I have a very annoying problem. I made a circuit of several subcomponents.

I have an Arduino UNO, which is the main board in my setup. It has an Arduino NANO connected to it (A4,A5, +5V and GND), and there is a 2-channel level shifter with a small DC-DC converter to convert the +5V of the UNO to +1.6V. The level shifter is used to shift the logical level of a digital caliper so I can read it with the UNO. Then, the NANO has a TB6600 connected to it (D8, D9, +5V), so I control the stepper motor with a separate board which receives the commands from the UNO. Also, there is a HX711 connected to the UNO for reading a load cell. Interestingly, this board is not affected by the noise, however it also uses the shared +5V and GND rails.

When I connect the USB to the main board, everything works nicely, the digital caliper gives signal, I can read the position with it...etc. However, when I connect the TB6600 to a power supply (I tried 4 different types), the readings of the digital caliper go crazy. I checked the signal of the digital caliper with an oscilloscope and I could see that the square waves change when I connect the PSU to the TB6600. It is like some extra edges are added to the square waves. I guess, that's the noise. So all of a sudden, the reading becomes 400 mm instead of 1.2 mm or something like that.

I removed the three pins of the TB6600 from the NANO, but I kept it powered. The caliper was still showing crazy numbers. Is it possible that the caliper picks up some sort of radio noise? How can I troubleshoot this issue?
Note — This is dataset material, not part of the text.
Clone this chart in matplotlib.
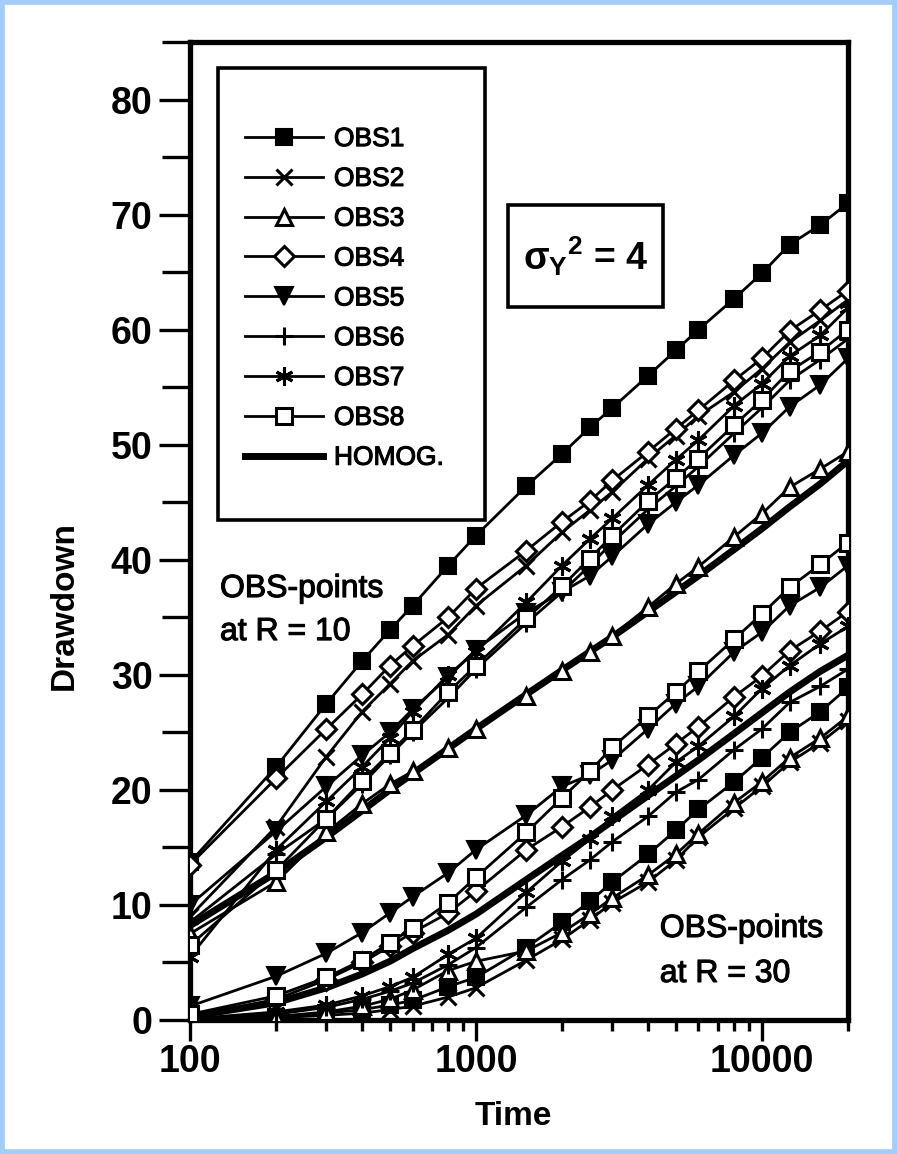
import matplotlib
matplotlib.use("Agg")
import matplotlib.pyplot as plt
import matplotlib.patheffects as pe
from matplotlib.patches import Rectangle
from matplotlib.ticker import FixedLocator, NullFormatter, FixedFormatter

plt.rcParams['font.family'] = ['Liberation Sans', 'DejaVu Sans']
plt.rcParams['mathtext.fontset'] = 'custom'
plt.rcParams['mathtext.rm'] = 'Liberation Sans:bold'
plt.rcParams['mathtext.it'] = 'Liberation Sans:bold'
plt.rcParams['mathtext.bf'] = 'Liberation Sans:bold'

# ---------------- data ----------------
time = [100, 200, 300, 400, 500, 600, 800, 1000, 1500, 2000, 2500, 3000,
        4000, 5000, 6000, 8000, 10000, 12500, 16000, 20000]

series_names = ["OBS1", "OBS2", "OBS3", "OBS4", "OBS5", "OBS6", "OBS7", "OBS8"]

# observation points at R = 10
obs1_r10 = [13.7, 22.0, 27.5, 31.2, 33.9, 36.0, 39.5, 42.1, 46.4, 49.2, 51.5, 53.2, 56.0, 58.2, 60.0, 62.7, 64.9, 67.4, 69.1, 71.0]
obs2_r10 = [9.0, 16.8, 22.9, 26.8, 29.2, 31.2, 33.5, 36.0, 39.5, 42.4, 44.3, 45.9, 48.8, 50.8, 52.5, 54.6, 56.6, 58.9, 60.8, 62.6]
obs3_r10 = [7.5, 12.0, 16.3, 18.8, 20.5, 21.6, 23.6, 25.3, 28.2, 30.3, 32.0, 33.4, 35.9, 37.9, 39.4, 42.0, 44.0, 46.3, 47.9, 49.4]
obs4_r10 = [13.5, 21.0, 25.3, 28.3, 30.8, 32.5, 35.0, 37.5, 40.8, 43.3, 45.1, 46.9, 49.4, 51.4, 53.0, 55.6, 57.5, 59.9, 61.7, 63.4]
obs5_r10 = [10.0, 16.4, 20.3, 23.0, 25.0, 27.0, 29.8, 32.2, 35.4, 37.2, 38.6, 40.3, 43.1, 45.0, 46.5, 49.1, 51.0, 53.3, 55.2, 57.5]
obs6_r10 = [8.5, 14.4, 17.5, 20.5, 23.0, 25.0, 28.0, 30.5, 34.5, 37.2, 39.5, 41.5, 44.4, 46.4, 48.1, 51.0, 53.2, 55.6, 57.4, 59.2]
obs7_r10 = [5.5, 14.8, 19.0, 22.0, 24.5, 26.8, 30.0, 32.0, 36.3, 39.5, 41.8, 43.6, 46.5, 48.7, 50.4, 53.4, 55.3, 57.7, 59.5, 61.9]
obs8_r10 = [6.5, 13.0, 17.5, 20.8, 23.2, 25.2, 28.5, 30.8, 34.9, 37.7, 40.1, 42.1, 45.1, 47.1, 48.8, 51.7, 53.9, 56.4, 58.1, 60.0]
homog_r10 = [8.2, 12.8, 15.9, 18.2, 20.0, 21.4, 23.6, 25.3, 28.3, 30.4, 32.0, 33.3, 35.5, 37.2, 38.6, 40.9, 42.7, 44.6, 46.6, 48.6]

# observation points at R = 30
obs1_r30 = [0.0, 0.3, 0.6, 0.9, 1.3, 1.7, 2.9, 3.7, 6.3, 8.5, 10.3, 12.0, 14.4, 16.5, 18.3, 20.7, 22.8, 25.0, 26.8, 28.9]
obs2_r30 = [0.0, 0.2, 0.4, 0.6, 0.9, 1.2, 2.0, 2.8, 5.2, 7.0, 8.7, 10.2, 12.0, 13.9, 15.9, 18.4, 20.3, 22.4, 24.1, 26.0]
obs3_r30 = [0.0, 0.3, 0.7, 1.2, 1.8, 2.6, 4.3, 5.1, 6.0, 7.6, 9.2, 10.6, 12.6, 14.4, 16.2, 18.9, 20.7, 22.8, 24.5, 26.4]
obs4_r30 = [0.3, 1.8, 3.5, 5.0, 6.4, 7.6, 9.3, 11.2, 14.8, 16.8, 18.5, 20.0, 22.2, 24.0, 25.5, 28.1, 29.9, 32.1, 33.8, 35.5]
obs5_r30 = [1.2, 3.8, 5.8, 7.6, 9.3, 10.7, 12.8, 14.8, 17.8, 20.3, 21.3, 22.6, 25.3, 27.5, 29.0, 32.0, 33.7, 36.0, 37.6, 39.5]
obs6_r30 = [0.1, 0.5, 1.1, 1.8, 2.5, 3.2, 4.8, 6.3, 9.8, 12.2, 13.9, 15.5, 17.7, 19.8, 20.9, 23.5, 25.3, 27.6, 29.0, 30.5]
obs7_r30 = [0.1, 0.7, 1.3, 2.1, 2.9, 3.7, 5.7, 7.1, 11.1, 13.8, 15.7, 17.7, 20.0, 22.4, 23.8, 26.4, 28.8, 30.8, 32.7, 34.2]
obs8_r30 = [0.5, 2.1, 3.7, 5.2, 6.7, 8.0, 10.2, 12.4, 16.3, 19.3, 21.6, 23.7, 26.4, 28.5, 30.3, 33.1, 35.3, 37.6, 39.6, 41.5]
homog_r30 = [0.3, 1.5, 2.8, 4.0, 5.1, 6.2, 7.8, 9.2, 12.2, 14.3, 15.9, 17.3, 19.5, 21.2, 22.6, 24.9, 26.7, 28.5, 30.3, 31.7]

r10_values = [obs1_r10, obs2_r10, obs3_r10, obs4_r10, obs5_r10, obs6_r10, obs7_r10, obs8_r10]
r30_values = [obs1_r30, obs2_r30, obs3_r30, obs4_r30, obs5_r30, obs6_r30, obs7_r30, obs8_r30]

x_tick_values = [100, 1000, 10000]
x_tick_labels = ["100", "1000", "10000"]
y_tick_values = [0, 10, 20, 30, 40, 50, 60, 70, 80]

# ---------------- styles ----------------
styles = [
    dict(marker='s', ms=11, mfc='black', mec='black', mew=1.5),
    dict(marker='x', ms=11, mfc='none', mec='black', mew=2.2),
    dict(marker='^', ms=12, mfc='white', mec='black', mew=2.2),
    dict(marker='D', ms=10, mfc='white', mec='black', mew=2.2),
    dict(marker='v', ms=13, mfc='black', mec='black', mew=1.5),
    dict(marker='+', ms=13, mfc='none', mec='black', mew=2.2),
    dict(marker=(6, 2, 0), ms=13, mfc='none', mec='black', mew=2.2),
    dict(marker='s', ms=11, mfc='white', mec='black', mew=2.2),
]

heavy = [pe.withStroke(linewidth=0.8, foreground='black')]

fig = plt.figure(figsize=(8.97, 11.54), dpi=100)
fig.patch.set_facecolor('white')
ax = fig.add_axes([190 / 897, 1 - 1020 / 1154, 658 / 897, 978 / 1154])

handles = []
for name, vals, st in zip(series_names, r10_values, styles):
    h, = ax.plot(time, vals, color='black', lw=2.0, label=name, zorder=3, **st)
    handles.append(h)
for vals, st in zip(r30_values, styles):
    ax.plot(time, vals, color='black', lw=2.0, zorder=3, **st)

hh, = ax.plot(time, homog_r10, color='black', lw=5, label='HOMOG.', zorder=2)
ax.plot(time, homog_r30, color='black', lw=5, zorder=2)
handles.append(hh)

ax.set_xscale('log')
ax.set_xlim(100, 20000)
ax.set_ylim(0, 85)

ax.xaxis.set_major_locator(FixedLocator(x_tick_values))
ax.xaxis.set_major_formatter(FixedFormatter(x_tick_labels))
minor_x = [200, 300, 400, 500, 600, 700, 800, 900,
           2000, 3000, 4000, 5000, 6000, 7000, 8000, 9000, 20000]
ax.xaxis.set_minor_locator(FixedLocator(minor_x))
ax.xaxis.set_minor_formatter(NullFormatter())
ax.yaxis.set_major_locator(FixedLocator(y_tick_values))
ax.yaxis.set_minor_locator(FixedLocator([5, 15, 25, 35, 45, 55, 65, 75, 85]))

for sp in ax.spines.values():
    sp.set_linewidth(3.8)

ax.tick_params(axis='x', which='major', direction='out', length=15, width=2.4,
               labelsize=27, pad=2)
ax.tick_params(axis='x', which='minor', direction='out', length=8, width=2.4)
ax.tick_params(axis='y', which='major', direction='out', length=22, width=2.4,
               labelsize=27, pad=5)
ax.tick_params(axis='y', which='minor', direction='out', length=20, width=2.4)
for lab in ax.get_xticklabels() + ax.get_yticklabels():
    lab.set_fontweight('bold')

ax.set_ylabel('Drawdown', fontsize=24, fontweight='bold')
ax.yaxis.set_label_coords(-0.168, 0.424)
ax.set_xlabel('Time', fontsize=24, fontweight='bold')
ax.xaxis.set_label_coords(0.491, -0.083)

# legend frame
ax.add_patch(Rectangle((0.0426, 0.511), 0.4057, 0.462, transform=ax.transAxes,
                       fill=True, facecolor='white', edgecolor='black', lw=2.6, zorder=5))
leg = ax.legend(handles=handles, loc='upper left', bbox_to_anchor=(0.0836, 0.913),
                frameon=False, fontsize=19, numpoints=1, handlelength=2.95,
                handletextpad=0.42, labelspacing=0.6, borderpad=0,
                borderaxespad=0)
leg.set_zorder(6)
for txt in leg.get_texts():
    txt.set_path_effects(heavy)

# sigma box
ax.add_patch(Rectangle((0.483, 0.729), 0.236, 0.104, transform=ax.transAxes,
                       fill=True, facecolor='white', edgecolor='black', lw=2.6, zorder=5))
ax.text(0.601, 0.781, r'$\sigma_{Y}{}^{2}$ = 4', transform=ax.transAxes,
        ha='center', va='center', fontsize=27, fontweight='bold', zorder=6)

# group annotations
for x0, y0, s in [(0.0456, 0.4325, 'OBS-points'), (0.0456, 0.3885, 'at R = 10'),
                  (0.714, 0.0849, 'OBS-points'), (0.714, 0.0389, 'at R = 30')]:
    ax.text(x0, y0, s, transform=ax.transAxes, fontsize=23, va='baseline',
            ha='left', zorder=6, path_effects=heavy)

# light blue border of the picture
fig.patches.append(Rectangle((0, 0), 1, 1, transform=fig.transFigure, fill=False,
                             edgecolor='#a3cdfb', lw=7, zorder=10))

fig.savefig('out.png', dpi=100, facecolor='white')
I tried different stepper motor controller, but I experienced the same issue.

Thank you for your ideas and help!

MarkT

Stepper drivers kick out loads of noise if you let them.

Keep all motor wiring in twisted pairs, one pair per winding, screened if possible too.  All motor wiring and power wiring to the TB6600 should be well away from any sensor wires - although the better everything is shielded the less issue there will be.

You may have a ground loop if the caliper is grounded to the machinery, and the motors are too, transmitting switching noise.  Some insulating barrier might be effective here if that's an issue (easy to test for, remove the caliper from the machinery).

Cheap supplies can transmit noise between mains and their outputs, in either direction.  Worth checking the Arduino 5V rail for noise with the 'scope.